5.12.14

"Pobreza não é um acidente, é o resultado de uma escolha política"

in RR

Presidente da Rede Europeia Anti-Pobreza/Portugal defende que "o declínio dos direitos não resulta de uma simples distorção dos mesmos. Acima de tudo, é uma consequência directa da lógica do mercado".

O presidente da Rede Europeia Anti-Pobreza/Portugal defendeu a ideia de que "a pobreza não é um acidente, nem uma fatalidade, é o resultado de uma escolha política e económica" e alertou para o impressionante aumento do número de pessoas a viver em risco de pobreza. Mas "porque é que os ricos estão ainda mais ricos?"

Numa conferência sobre "O mercado: a necessidade de regulamentação para uma Europa mais social, sustentável e democrática", no Porto, Agostinho Jardim considerou que "o objectivo de redução da pobreza definido pela Estratégia Europa 2020 não está a ser levado a sério".

"O impressionante aumento do número de pessoas a viver em risco de pobreza, 125 milhões (25% da população europeia) é um escândalo e um sinal irrefutável e muito preocupante de que a UE não está a conseguir oferecer nenhum sinal de esperança de uma solução abrangente para a crise, com a maioria dos países a priorizar a austeridade como principal solução, predominantemente neoliberal, liderada pelos mercados e por soluções macroeconómicas".

Especialmente em países sob programas da “troika”, como é o caso de Portugal, "os efeitos perversos das prioridades macroeconómicas focalizadas na austeridade tiveram um impacto na queda do limiar de pobreza num aumento dos trabalhadores pobres associados ao aumento do desemprego, no crescimento da pobreza infantil, no progressivo desmantelamento do estado social e no aumento das desigualdades sociais", disse.

O presidente da Rede Europeia Anti-Pobreza/Portugal defende que "o declínio dos direitos não resulta de uma simples distorção dos mesmos. Acima de tudo, é uma consequência directa da lógica do mercado". Os credores e as entidades que emprestam, através de programas de assistência aos países intervencionados, não têm nenhum tipo de preocupação com os direitos humanos.

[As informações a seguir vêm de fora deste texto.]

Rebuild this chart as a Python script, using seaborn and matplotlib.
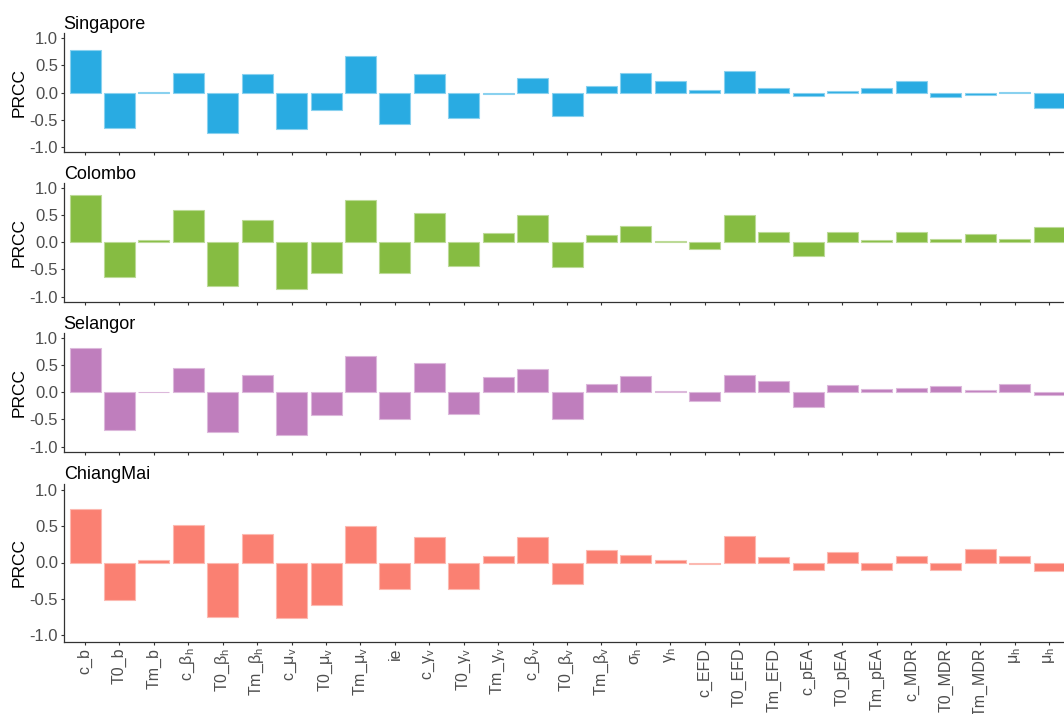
import numpy as np
import pandas as pd
import matplotlib
matplotlib.use("Agg")
import matplotlib.pyplot as plt
import matplotlib.colors as mcolors
import seaborn as sns

# ---------------- data ----------------
param_labels = ['c_b', 'T0_b', 'Tm_b',
                'c_$\\beta_h$', 'T0_$\\beta_h$', 'Tm_$\\beta_h$',
                'c_$\\mu_v$', 'T0_$\\mu_v$', 'Tm_$\\mu_v$', 'ie',
                'c_$\\gamma_v$', 'T0_$\\gamma_v$', 'Tm_$\\gamma_v$',
                'c_$\\beta_v$', 'T0_$\\beta_v$', 'Tm_$\\beta_v$',
                '$\\sigma_h$', '$\\gamma_h$',
                'c_EFD', 'T0_EFD', 'Tm_EFD',
                'c_pEA', 'T0_pEA', 'Tm_pEA',
                'c_MDR', 'T0_MDR', 'Tm_MDR',
                '$\\mu_h$', '$\\mu_h$']

singapore = [0.78, -0.64, 0.02, 0.36, -0.74, 0.34, -0.66, -0.31, 0.67, -0.58,
             0.34, -0.46, -0.03, 0.27, -0.43, 0.12, 0.36, 0.21, 0.05, 0.39,
             0.086, -0.055, 0.03, 0.08, 0.21, -0.07, -0.05, 0.005, -0.28]
colombo = [0.86, -0.64, 0.04, 0.59, -0.81, 0.41, -0.86, -0.56, 0.78, -0.56,
           0.54, -0.43, 0.165, 0.49, -0.46, 0.135, 0.29, 0.03, -0.12, 0.50,
           0.18, -0.25, 0.18, 0.037, 0.18, 0.06, 0.147, 0.067, 0.28]
selangor = [0.82, -0.70, 0.005, 0.45, -0.73, 0.31, -0.78, -0.41, 0.67, -0.49,
            0.54, -0.40, 0.27, 0.42, -0.50, 0.15, 0.29, 0.03, -0.165, 0.31,
            0.21, -0.275, 0.14, 0.06, 0.08, 0.11, 0.037, 0.15, -0.055]
chiangmai = [0.74, -0.52, 0.03, 0.52, -0.75, 0.39, -0.76, -0.58, 0.51, -0.36,
             0.35, -0.36, 0.09, 0.35, -0.30, 0.175, 0.097, 0.03, -0.025, 0.36,
             0.07, -0.11, 0.14, -0.105, 0.087, -0.11, 0.19, 0.087, -0.12]

regions = ['Singapore', 'Colombo', 'Selangor', 'ChiangMai']
region_values = [singapore, colombo, selangor, chiangmai]
region_colors = ['#29ABE2', '#86BC42', '#BF7EBD', '#FA8072']

y_ticks = [-1.0, -0.5, 0.0, 0.5, 1.0]
y_ticklabels = ['-1.0', '-0.5', '0.0', '0.5', '1.0']

# ---------------- style ----------------
sns.set_theme(style='white')
plt.rcParams['font.family'] = ['Liberation Sans', 'DejaVu Sans']
plt.rcParams['mathtext.fontset'] = 'custom'
plt.rcParams['mathtext.rm'] = 'Liberation Sans'
plt.rcParams['mathtext.it'] = 'Liberation Sans'
plt.rcParams['mathtext.bf'] = 'Liberation Sans:bold'
plt.rcParams['axes.unicode_minus'] = False

W, H = 1064, 714
fig = plt.figure(figsize=(W / 100, H / 100), dpi=100)

left_px, width_px = 63.7, 1006.0
# (top, bottom) pixel rows of each panel
panel_px = [(33.1, 152.3), (182.8, 301.6), (332.8, 451.6), (483.5, 641.5)]

axis_grey = '#333333'
text_grey = '#4D4D4D'

n = len(param_labels)
for i, (name, vals, col) in enumerate(zip(regions, region_values, region_colors)):
    top, bot = panel_px[i]
    ax = fig.add_axes([left_px / W, 1 - bot / H, width_px / W, (bot - top) / H])
    df = pd.DataFrame({'param': list(range(n)), 'PRCC': vals})
    edge = mcolors.to_hex(0.55 * np.array(mcolors.to_rgb(col)) + 0.45)
    sns.barplot(data=df, x='param', y='PRCC', ax=ax, color=col, saturation=1,
                width=0.9, errorbar=None, edgecolor=edge, linewidth=0.8)
    ax.set_xlim(-0.62, n - 1 + 0.6)
    ax.set_ylim(-1.09, 1.09)
    ax.set_yticks(y_ticks)
    ax.set_yticklabels(y_ticklabels, fontsize=12, color=text_grey)
    ax.set_xticks(range(n))
    if i == len(regions) - 1:
        ax.set_xticklabels(param_labels, rotation=90, fontsize=11.5,
                           color=text_grey, ha='center', va='top')
    else:
        ax.set_xticklabels([])
    ax.set_xlabel('')
    ax.set_ylabel('PRCC', fontsize=12.5, color='black')
    ax.yaxis.set_label_coords(-0.037, 0.5)
    ax.set_title(name, loc='left', fontsize=13, color='black', pad=3)
    for s in ['top', 'right']:
        ax.spines[s].set_visible(False)
    for s in ['left', 'bottom']:
        ax.spines[s].set_color(axis_grey)
        ax.spines[s].set_linewidth(0.9)
    ax.tick_params(axis='both', which='major', length=2.5, width=0.8,
                   color=axis_grey, pad=1.5, left=True, bottom=True)
    ax.tick_params(axis='x', pad=2)

fig.savefig('out.png', dpi=100)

Por que é que os ricos estão ainda mais ricos?
Em muitos casos, frisou, "as condições impostas por estes programas impedem os governos de continuarem a assegurar acesso a serviços essenciais como a educação, a protecção social e a saúde, tendo pois responsabilidade sobre o impacto destes programas, particularmente quando estes coincidem com o aumento do desemprego e do número de famílias em que nenhum dos membros trabalha".

Por outro lado, salientou Agostinho Jardim, "as medidas que restringem ou reduzem as prestações socais e os direitos naturalizam a situação e remetem para os indivíduos a responsabilidade pela procura de soluções, desresponsabilizando a sociedade - e a isto, ironicamente, chamam empreendedorismo e outros eufemismos como inovação social".

Na sua opinião, a crise veio legitimar uma maior desregulamentação das relações laborais, uma ainda maior precarização do mercado de trabalho (sobretudo para os jovens) e uma naturalização do fim do modelo social europeu sob o lema não temos dinheiro. "A questão é: onde foi parar o dinheiro? Porque é que os ricos estão ainda mais ricos? Nos sabemos onde foi parar o dinheiro".

Agostinho Jardim considerou ainda que "existe hoje um sentimento generalizado de que as lideranças políticas e as instituições governamentais já não são capazes de lidar com assuntos como a distribuição da riqueza num contexto de crescente globalização e de movimento de capitais através das fronteiras nacionais".